Two major developments in West Africa’s Ebola crisis have occurred in the last few days.  First, the World Health Organization (WHO) announced on Friday that it had approved the use of a rapid diagnostic test kit for Ebola, in the hopes of correctly identifying victims of the disease.  Second, Liberia reopened its borders on Monday, ending a nationwide curfew imposed in August to combat the spread of the virus.

These are the latest occurrences in a crisis that goes back over a year, and has been making headline news since last summer.  The outbreak is believed to have begun with a patient who died in December 2013 in the West African nation of Guinea.  The WHO’s first report on the Ebola outbreak was not released until the end of March 2014; the same month, Guinea declared a national health emergency, and cases began to be reported in Liberia.  By May, Sierra Leone had become infected as well; these three countries have suffered the bulk of the outbreak, which in August 2014 was finally declared a Public Health Emergency of International Concern by the WHO.  The international community has been heavily involved in combating the outbreak, with specialized organizations including the WHO, Doctors Without Borders and the Center for Disease Control providing expertise, logistics, and personnel to the affected countries while the UN and various national governments provided funding.  Since then, the overall Ebola outbreak has slowed, and mostly remained restricted to Liberia, Guinea and Sierra Leone, but cases have continued to appear in those three countries.
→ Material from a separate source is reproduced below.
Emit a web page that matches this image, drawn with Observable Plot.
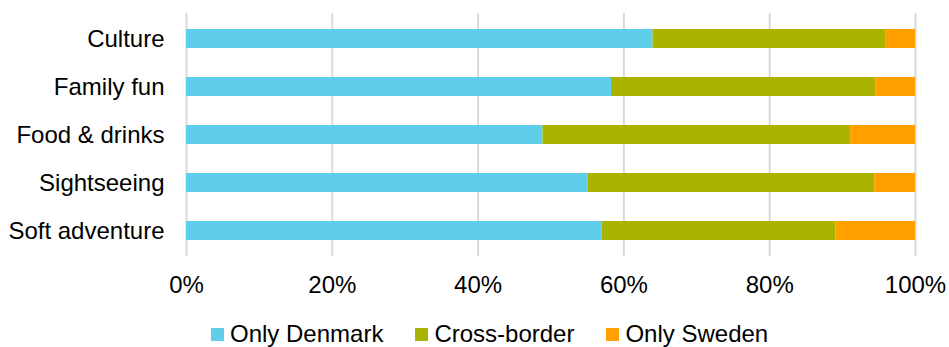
<!DOCTYPE html>
<html>
<head>
<meta charset="utf-8">
<script src="https://cdn.jsdelivr.net/npm/d3@7"></script>
<script src="https://cdn.jsdelivr.net/npm/@observablehq/plot@0.6"></script>
<style>
  html, body { margin: 0; padding: 0; background: #fff; }
  #wrap { position: relative; width: 949px; height: 347px; font-family: "Liberation Sans", Arial, sans-serif; }
  #legend { position: absolute; left: 211px; top: 322px; display: flex; align-items: center; font-size: 24px; color: #000; line-height: 1; }
  .item { display: flex; align-items: center; margin-right: 32px; }
  .sw { width: 13px; height: 13px; margin-right: 6px; }
</style>
</head>
<body>
<div id="wrap"></div>
<script>
const categories = ["Culture", "Family fun", "Food & drinks", "Sightseeing", "Soft adventure"];
const seriesNames = ["Only Denmark", "Cross-border", "Only Sweden"];
const seriesColors = ["#5ECEEA", "#AAB400", "#FFA000"];
const onlyDenmark = [64.0, 58.3, 48.9, 55.1, 57.0];
const crossBorder = [31.9, 36.3, 42.2, 39.3, 32.1];
const onlySweden = [4.1, 5.4, 8.9, 5.6, 10.9];
const xTicks = [0, 20, 40, 60, 80, 100];

const seriesValues = [onlyDenmark, crossBorder, onlySweden];
const rows = [];
seriesNames.forEach((s, i) => {
  categories.forEach((c, j) => rows.push({category: c, series: s, value: seriesValues[i][j]}));
});

const chart = Plot.plot({
  width: 949,
  height: 312,
  marginLeft: 186,
  marginRight: 34,
  marginTop: 13,
  marginBottom: 56,
  style: {fontFamily: "'Liberation Sans', Arial, sans-serif", fontSize: "24px", color: "#000", background: "#fff"},
  x: {domain: [0, 100]},
  y: {domain: categories, paddingInner: 0.61, paddingOuter: 0.3},
  color: {domain: seriesNames, range: seriesColors},
  marks: [
    Plot.gridX(xTicks, {stroke: "#d9d9d9", strokeOpacity: 1, strokeWidth: 2}),
    Plot.barX(rows, Plot.stackX({y: "category", x: "value", fill: "series", order: seriesNames})),
    Plot.axisX({ticks: xTicks, tickSize: 0, tickPadding: 19, tickFormat: d => d + "%", label: null, fontSize: 24}),
    Plot.axisY({tickSize: 0, tickPadding: 22, label: null, fontSize: 24})
  ]
});
const wrap = document.getElementById("wrap");
wrap.appendChild(chart);

const legend = document.createElement("div");
legend.id = "legend";
seriesNames.forEach((s, i) => {
  const item = document.createElement("div");
  item.className = "item";
  const sw = document.createElement("span");
  sw.className = "sw";
  sw.style.background = seriesColors[i];
  const t = document.createElement("span");
  t.textContent = s;
  item.appendChild(sw);
  item.appendChild(t);
  legend.appendChild(item);
});
wrap.appendChild(legend);
</script>
</body>
</html>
The slow initial response to the Ebola outbreak was partly due to the fact that no Ebola cases had ever been reported in West Africa before, which meant that health workers were not trained or equipped to deal with it, and did not at first recognize it.  Compounding the problem is the fact that there still is no proven treatment for Ebola, though there are various treatments that can improve a patient’s chances for survival.

While the latest test kit is not a solution to this problem, WHO expects that it will at least help o identify infected individuals earlier.  The new test kit can provide results in 15 minutes, correctly identify 92 percent of patients infected by the disease, an 85 percent of those not infected.  In contrast, the tests that have been used up to this point have usually required 12 to 24 hours for a response, though they are usually a little more accurate.

Liberia’s recent decision involved a reopening of border crossings, a lifting of the nationwide curfew, and the reopening of the nation’s schools, which had been on a five month hiatus.  Of the three nations affected by the Ebola crisis, Liberia shows the most promising results, with only two new cases reported in the week ending February 15th – by contrast, 52 new cases were reported in Guinea and 74 in Sierra Leone.  The President expressed optimism, but also warned against complacency, insisting on adherence to established health protocols at all times to prevent a relapse.